- Kafr Ein, Idlib Location in Syria
- Coordinates: 35°26′42″N 36°34′00″E﻿ / ﻿35.44500°N 36.56667°E
- Country: Syria
- Governorate: Idlib
- District: Maarrat al-Nu'man District
- Subdistrict: Khan Shaykhun Nahiyah

Population (2004)
- • Total: 1,234
- Time zone: UTC+2 (EET)
- • Summer (DST): UTC+3 (EEST)
- City Qrya Pcode: C3993

= Kafr Ein, Idlib =

Kafr Ein, Idlib (كفر عين) is a Syrian village located in Khan Shaykhun Nahiyah in Maarrat al-Nu'man District, Idlib.

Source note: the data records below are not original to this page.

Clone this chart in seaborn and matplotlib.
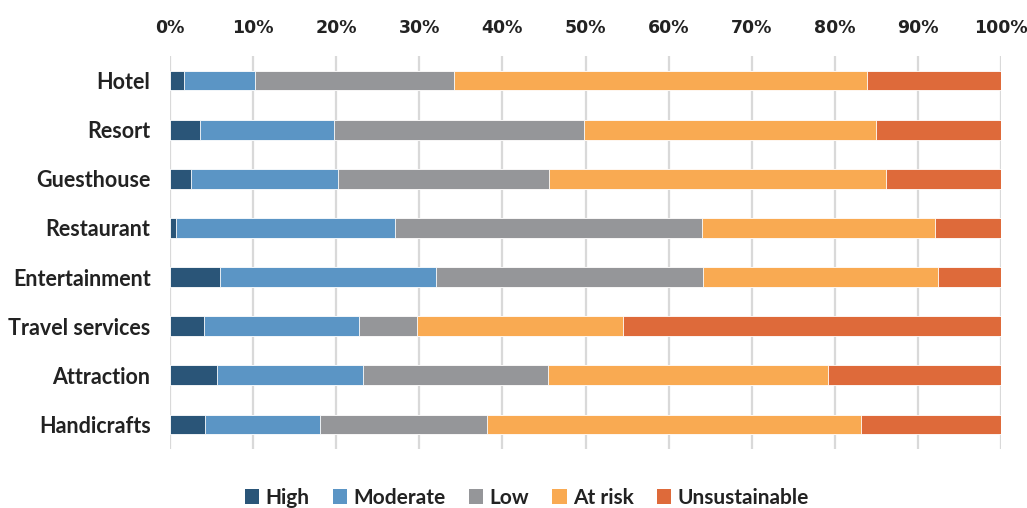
import numpy as np
import pandas as pd
import matplotlib
matplotlib.use("Agg")
import matplotlib.pyplot as plt
from matplotlib.patches import Patch
import seaborn as sns

# Share of businesses by sustainability level (%)
categories = ["Hotel", "Resort", "Guesthouse", "Restaurant", "Entertainment",
              "Travel services", "Attraction", "Handicrafts"]
levels = ["High", "Moderate", "Low", "At risk", "Unsustainable"]
high = [1.7, 3.6, 2.5, 0.7, 6.0, 4.1, 5.6, 4.2]
moderate = [8.5, 16.1, 17.7, 26.4, 26.0, 18.7, 17.6, 13.8]
low = [24.0, 30.1, 25.4, 36.9, 32.1, 6.9, 22.3, 20.2]
at_risk = [49.7, 35.2, 40.6, 28.1, 28.3, 24.8, 33.7, 44.9]
unsustainable = [16.1, 15.0, 13.8, 7.9, 7.6, 45.5, 20.8, 16.9]
tick_values = [0, 10, 20, 30, 40, 50, 60, 70, 80, 90, 100]
tick_labels = [f"{v}%" for v in tick_values]

colors = ["#2a5578", "#5b95c5", "#959699", "#f9aa52", "#de6a3a"]

df = pd.DataFrame({"category": categories, "High": high, "Moderate": moderate,
                   "Low": low, "At risk": at_risk, "Unsustainable": unsustainable})
cum = df[levels].cumsum(axis=1)

sns.set_theme(style="white")
plt.rcParams["font.family"] = ["Lato", "DejaVu Sans"]

fig = plt.figure(figsize=(10.27, 5.08), dpi=100)
ax = fig.add_axes([170 / 1027, 1 - 449 / 508, 831 / 1027, 393 / 508])

# stacked bars: draw cumulative totals from the outermost level inwards
for lvl, col in reversed(list(zip(levels, colors))):
    sns.barplot(data=cum.assign(category=df["category"]), x=lvl, y="category",
                order=categories, orient="h", color=col, width=0.4,
                saturation=1, edgecolor="white", linewidth=0.6, ax=ax, zorder=3)

ax.set_xlim(0, 100)
ax.set_xticks(tick_values)
ax.set_xticklabels(tick_labels)
ax.xaxis.tick_top()
ax.set_xlabel("")
ax.set_ylabel("")
ax.grid(axis="x", color="#d9d9d9", linewidth=1.6, zorder=0)
ax.grid(axis="y", visible=False)
for s in ax.spines.values():
    s.set_visible(False)
ax.tick_params(axis="x", length=0, pad=14, labelsize=12.5, labelcolor="#222222")
ax.tick_params(axis="y", length=0, pad=14, labelsize=15.5, labelcolor="#222222")
for t in ax.get_xticklabels():
    t.set_fontweight("bold")
    t.set_family(["DejaVu Sans"])
for t in ax.get_yticklabels():
    t.set_fontweight("bold")

handles = [Patch(facecolor=c, edgecolor="none", label=l) for l, c in zip(levels, colors)]
leg = fig.legend(handles=handles, loc="center", bbox_to_anchor=(0.513, 0.02),
                 ncol=5, frameon=False, handlelength=0.7, handleheight=0.7,
                 handletextpad=0.3, columnspacing=1.1,
                 prop={"size": 15, "weight": "bold"})
for t in leg.get_texts():
    t.set_color("#222222")

fig.savefig("out.png", dpi=100)
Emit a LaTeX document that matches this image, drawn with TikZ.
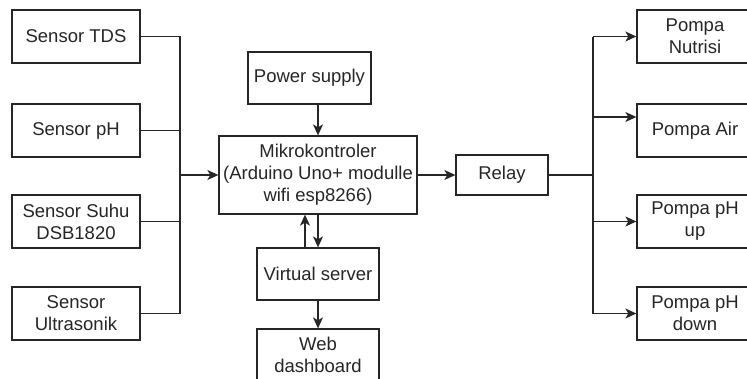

According to the Syria Central Bureau of Statistics (CBS), Kafr Ein, Idlib had a population of 1234 in the 2004 census.

== History ==
During the Syrian Civil War, in 2012 the village was captured from the Syrian government by rebel fighters. On 11 June 2019, the village was struck by Syrian Air Force jet warplanes, killing 5 civilians. On 8 July 2019, an open area outside village was struck by a Syrian Air Force bomb, narrowly missing several men.
On 13 August, the Syrian army captured the village of Kafr ‘Ayn.